Resist the temptation to bad mouth your boss. Try to grin and bear it if you are stuck with a difficult boss till you find a workable solution. Going to the Human Resources department and complaining will not help. It is a misconception that the Human resources department will sort out such problems at work. They are concerned primarily with the needs of the organisation as a whole and not such issues related to specific individual problems. A move such as complaining to HR could probably get back to your boss and will only make matters worse.

Be flexible and not rigid in your style
Let your work style be compromising and flexible. Do not be too rigid as this could put off your boss and communicate that you are too adamant and aggressive instead of being supportive and co-operative. Also, a rigid style could give your boss the impression that you are too competitive and this may make your boss feel insecure which is when problems start!

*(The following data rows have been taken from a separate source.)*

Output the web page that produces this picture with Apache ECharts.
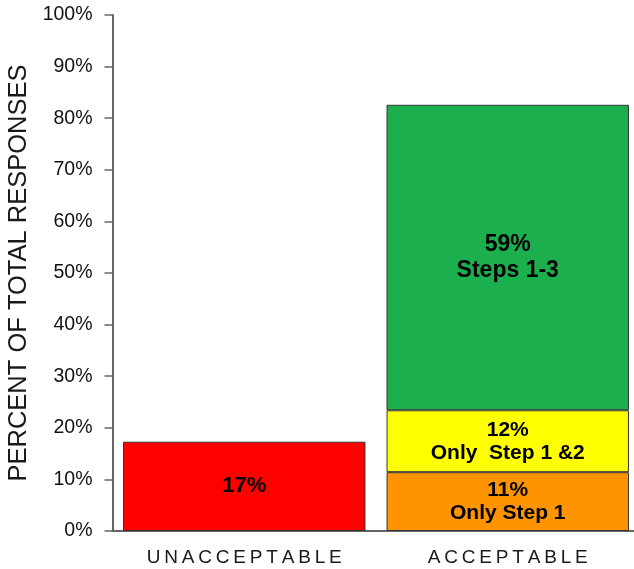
<!DOCTYPE html>
<html>
<head>
<meta charset="utf-8">
<script src="https://cdn.jsdelivr.net/npm/echarts@6/dist/echarts.min.js"></script>
<style>
  html, body { margin: 0; padding: 0; background: #fff; }
  #chart { width: 634px; height: 569px; }
</style>
</head>
<body>
<div id="chart"></div>
<script>
// Categories along the x axis
const categories = ['UNACCEPTABLE', 'ACCEPTABLE'];

// Percent of total responses per segment
const unacceptable = [17.3, null];
const onlyStep1 = [null, 11.4];
const onlyStep12 = [null, 12.0];
const steps13 = [null, 59.2];

// Second line of each segment label
const segmentNames = {
  unacceptable: '',
  onlyStep1: 'Only Step 1',
  onlyStep12: 'Only  Step 1 &2',
  steps13: 'Steps 1-3'
};

// Y axis ticks
const yTicks = { min: 0, max: 100, interval: 10 };

const FONT = '"Liberation Sans", Arial, sans-serif';

// Spread letters apart with thin spaces
function spaced(s) {
  return s.split('').join('\u2009');
}

function segLabel(name, fontSize, lineHeight) {
  return {
    show: true,
    position: 'inside',
    color: '#000',
    fontFamily: FONT,
    fontWeight: 'bold',
    fontSize: fontSize,
    lineHeight: lineHeight,
    align: 'center',
    formatter: function (p) {
      const v = Math.round(p.value) + '%';
      return name ? v + '\n' + name : v;
    }
  };
}

function seg(key, data, color, fontSize, lineHeight) {
  return {
    name: key,
    type: 'bar',
    stack: 'total',
    barWidth: '92%',
    data: data,
    itemStyle: { color: color, borderColor: '#333', borderWidth: 1 },
    label: segLabel(segmentNames[key], fontSize, lineHeight),
    emphasis: { disabled: true }
  };
}

const chart = echarts.init(document.getElementById('chart'), null, { renderer: 'canvas' });
chart.setOption({
  animation: false,
  backgroundColor: '#fff',
  grid: {
    left: 112.5, top: 15, height: 516, width: 527,
    containLabel: false,
    outerBoundsMode: 'none'
  },
  xAxis: {
    type: 'category',
    data: categories,
    axisLine: { lineStyle: { color: '#666', width: 2 } },
    axisTick: { show: false },
    axisLabel: {
      color: '#1a1a1a',
      fontFamily: FONT,
      fontSize: 19,
      margin: 17,
      formatter: function (v) { return spaced(v); }
    }
  },
  yAxis: {
    type: 'value',
    min: yTicks.min,
    max: yTicks.max,
    interval: yTicks.interval,
    name: 'PERCENT OF TOTAL RESPONSES',
    nameLocation: 'middle',
    nameGap: 77,
    nameTextStyle: { color: '#1a1a1a', fontFamily: FONT, fontSize: 25.5 },
    axisLine: { show: true, lineStyle: { color: '#666', width: 2 } },
    axisTick: { show: true, length: 8, lineStyle: { color: '#666', width: 1.5 } },
    splitLine: { show: false },
    axisLabel: {
      color: '#111',
      fontFamily: FONT,
      fontSize: 19.5,
      margin: 20,
      formatter: '{value}%'
    }
  },
  series: [
    seg('unacceptable', unacceptable, '#FF0000', 22, 26),
    seg('onlyStep1', onlyStep1, '#FF9400', 21, 23),
    seg('onlyStep12', onlyStep12, '#FFFF00', 21, 23),
    seg('steps13', steps13, '#1CAF4D', 23, 26)
  ]
});
</script>
</body>
</html>
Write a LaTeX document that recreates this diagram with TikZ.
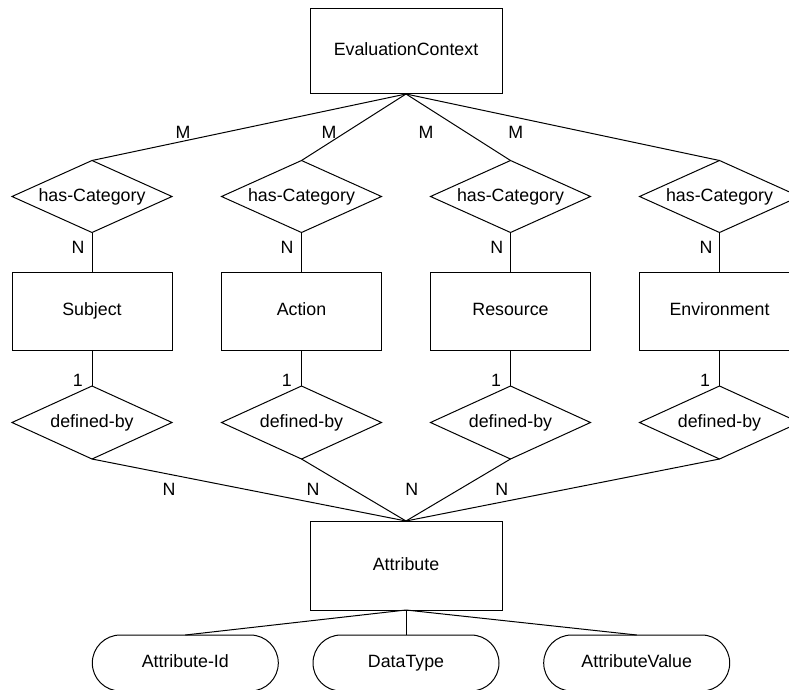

Record dates and important instructions
To ensure that you stay on top of your job and avoid getting into trouble when it's time to pass the blame, keep a record of dates and key instructions relating to your work. It may sound like a repository of unnecessary information, but it could help you a great extent in the event of a crisis. Not to say that you should use this to malign your boss, but keep yourself out of such a mess as much as possible.

If you try and follow some of these guidelines, you could end up with a positive relationship with your boss. Remember, the situation is not that bad. You as a subordinate, are also very important to the boss!
And if you find yourself in a terribly hopeless and frustrating relationship with your boss, despite your repeated attempts to improve things- do not lose heart. It's not the end of the world! Just pack up and move on!